OT Linux (RE: [rescue] OT: Stuffed Proliant?)

Joshua D Boyd rescue at sunhelp.org
Fri Dec 21 23:22:35 CST 2001


On Sat, Dec 22, 2001 at 12:01:00AM -0500, Ken Hansen wrote:
> MMX was not worthless, it was simply not worht the premium Intel got for the
> chips when new... The MMX CPU had a larger on-chip L1 cache than non-MMX
> CPUs. The usefulness of the new instructions was, of course, dubious, since
> most software was still being compiled for 486-class machines...

MMX was pretty much worthless, not MMX Pentium chips.  I didn't think that 
people were going to take it to mean MMX P5s versus regular P5s.

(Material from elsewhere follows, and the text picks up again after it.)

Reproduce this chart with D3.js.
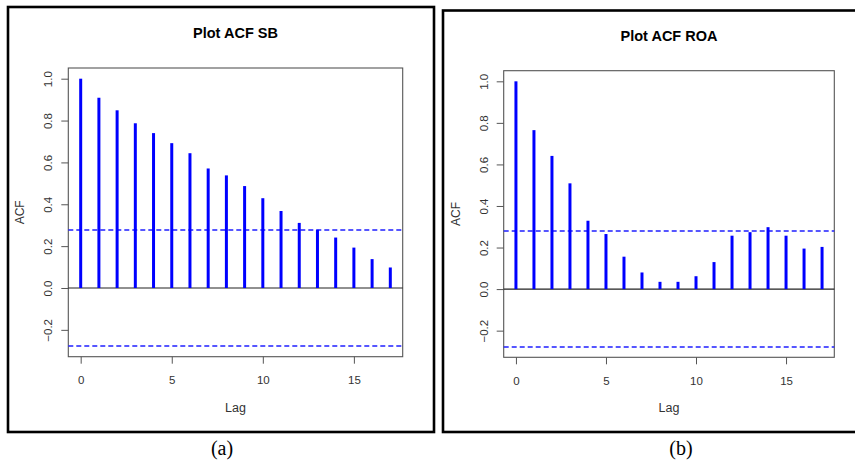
<!DOCTYPE html>
<html>
<head>
<meta charset="utf-8">
<script src="https://cdn.jsdelivr.net/npm/d3@7"></script>
<style>
  html, body { margin: 0; padding: 0; background: #fff; }
  svg { display: block; }
</style>
</head>
<body>
<svg id="chart" width="855" height="462"></svg>
<script>
// Autocorrelation estimates by lag (lags 0..17)
const lags = d3.range(0, 18);
const acfSB = [1.000, 0.909, 0.849, 0.787, 0.740, 0.692, 0.644, 0.571, 0.538,
               0.487, 0.429, 0.368, 0.311, 0.278, 0.241, 0.193, 0.138, 0.098];
const acfROA = [1.000, 0.765, 0.641, 0.509, 0.329, 0.265, 0.156, 0.080, 0.035,
                0.035, 0.062, 0.130, 0.257, 0.274, 0.298, 0.257, 0.195, 0.203];
const nObs = 50;                        // series length, sets the confidence band
const xTicks = [0, 5, 10, 15];
const yTicks = [-0.2, 0.0, 0.2, 0.4, 0.6, 0.8, 1.0];
const titles = ["Plot ACF SB", "Plot ACF ROA"];
const captions = ["(a)", "(b)"];

const svg = d3.select("#chart");
const clim = 1.96 / Math.sqrt(nObs);

// R-style axis range: data range padded by 4% each side
function padded(lo, hi) {
  const d = (hi - lo) * 0.04;
  return [lo - d, hi + d];
}

function drawPanel(opts) {
  const { frame, plot, values, title, caption } = opts;
  const g = svg.append("g");

  // outer frame around the panel
  g.append("rect")
    .attr("x", frame.x).attr("y", frame.y)
    .attr("width", frame.w).attr("height", frame.h)
    .attr("fill", "none").attr("stroke", "#000").attr("stroke-width", 2.6);

  const xDom = padded(d3.min(lags), d3.max(lags));
  const yDom = padded(Math.min(-clim, d3.min(values)), Math.max(clim, d3.max(values)));
  const x = d3.scaleLinear().domain(xDom).range([plot.left, plot.right]);
  const y = d3.scaleLinear().domain(yDom).range([plot.bottom, plot.top]);

  // plot box
  g.append("rect")
    .attr("x", plot.left).attr("y", plot.top)
    .attr("width", plot.right - plot.left).attr("height", plot.bottom - plot.top)
    .attr("fill", "none").attr("stroke", "#555").attr("stroke-width", 1.1);

  // axes
  const xAxis = d3.axisBottom(x).tickValues(xTicks).tickSize(7).tickPadding(8)
    .tickFormat(d3.format("d"));
  const gx = g.append("g").attr("transform", `translate(0,${plot.bottom})`).call(xAxis);
  gx.select(".domain").remove();
  gx.selectAll(".tick line").attr("stroke", "#555");
  gx.selectAll(".tick text")
    .attr("fill", "#333").attr("font-family", "Liberation Sans, Arial, sans-serif")
    .attr("font-size", 11.5).attr("dy", null).attr("y", 27.5);

  const yAxis = d3.axisLeft(y).tickValues(yTicks).tickSize(7).tickFormat(d3.format(".1f"));
  const gy = g.append("g").attr("transform", `translate(${plot.left},0)`).call(yAxis);
  gy.select(".domain").remove();
  gy.selectAll(".tick line").attr("stroke", "#555");
  gy.selectAll(".tick text")
    .attr("fill", "#333").attr("font-family", "Liberation Sans, Arial, sans-serif")
    .attr("font-size", 11.5)
    .attr("x", null).attr("dy", null)
    .attr("text-anchor", "middle")
    .attr("transform", "translate(-16,0) rotate(-90)");

  // zero reference line
  g.append("line")
    .attr("x1", plot.left).attr("x2", plot.right)
    .attr("y1", y(0)).attr("y2", y(0))
    .attr("stroke", "#222").attr("stroke-width", 1.1);

  // confidence band
  [clim, -clim].forEach(c => {
    const yc = Math.round(y(c));
    g.append("line")
      .attr("x1", plot.left).attr("x2", plot.right)
      .attr("y1", yc).attr("y2", yc)
      .attr("stroke", "#1f1fff").attr("stroke-width", 1.6)
      .attr("stroke-dasharray", "5,3");
  });

  // ACF spikes
  g.append("g").selectAll("line").data(lags).join("line")
    .attr("x1", d => x(d)).attr("x2", d => x(d))
    .attr("y1", y(0)).attr("y2", (d, i) => y(values[i]))
    .attr("stroke", "#0000ff").attr("stroke-width", 3);

  // titles
  const cx = (plot.left + plot.right) / 2;
  g.append("text").attr("x", cx).attr("y", plot.top - 30)
    .attr("text-anchor", "middle").attr("font-family", "Liberation Sans, Arial, sans-serif")
    .attr("font-weight", "bold").attr("font-size", 14.5).attr("fill", "#000").text(title);
  g.append("text").attr("x", cx).attr("y", plot.bottom + 55)
    .attr("text-anchor", "middle").attr("font-family", "Liberation Sans, Arial, sans-serif")
    .attr("font-size", 12.5).attr("fill", "#333").text("Lag");
  g.append("text")
    .attr("transform", `translate(${plot.left - 44},${(plot.top + plot.bottom) / 2}) rotate(-90)`)
    .attr("text-anchor", "middle").attr("font-family", "Liberation Sans, Arial, sans-serif")
    .attr("font-size", 12).attr("fill", "#333").text("ACF");

  // panel caption
  g.append("text").attr("x", caption.x).attr("y", 455)
    .attr("text-anchor", "middle").attr("font-family", "Liberation Serif, Times New Roman, serif")
    .attr("font-size", 20).attr("fill", "#000").text(caption.text);
}

drawPanel({
  frame: { x: 8, y: 7, w: 426, h: 425 },
  plot: { left: 68.3, right: 402.7, top: 68, bottom: 356.7 },
  values: acfSB, title: titles[0],
  caption: { x: 222, text: captions[0] }
});
drawPanel({
  frame: { x: 443, y: 10.5, w: 420, h: 421.5 },
  plot: { left: 503.7, right: 834.3, top: 70.7, bottom: 357.3 },
  values: acfROA, title: titles[1],
  caption: { x: 681, text: captions[1] }
});
</script>
</body>
</html>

Assuming you took the time to optimize for MMX (instead of flagging the 
compiler for a 486), the benfits are still dubious since you can only work with
2 32bit ints at once (or 4 16bit ints).  Now, this means that if you build your
3D engine to use 16bit ints instead of 32 or 64bit floats, you have a good
performance boost.  But, the visual quality is going to be problematic,
especially if you value correctness for professional level work.  Similarly, 
you can get some benefit from 16bit audio processing, but really at a minimum
you should be using 32bit ints for processing, and preferably floats (for say
studio quality work).  

Now, in theory, you could use MMX pretty effectively for photoshop type apps 
without loosing to much.  Again, the ideal is for floats, but photoshop
doesn't use those for most  things to my understanding, and the quality doesn't
suffer too much for it.

So, MMX is really only decent for games and 2D imaging.  But wait, it gets 
worse.  With the advent of geometry acceleration on video cards, MMX no longer
gives us a meaningfull boost with 3D.  But, we still have to use floats for the
things that don't happen on the video card, so we can't recoup the MMX unit
for audio processing.

SSE was a little better.  It had larger registers.  SSE2 has single precision
floats, to my recall.

> It is interesting to note that non-MMX P/166 CPUs sell for more than MMX
> P/166 CPUs - but this is due to the voltage requirements of the CPUs I
> suspect, the MMX had special voltage requirements, and the non-MMX CPUs can
> go in lots of old systems...

P200 classics are worth even more.  I was trying to buy one about a year ago
to attempt to upgrade my sisters P90.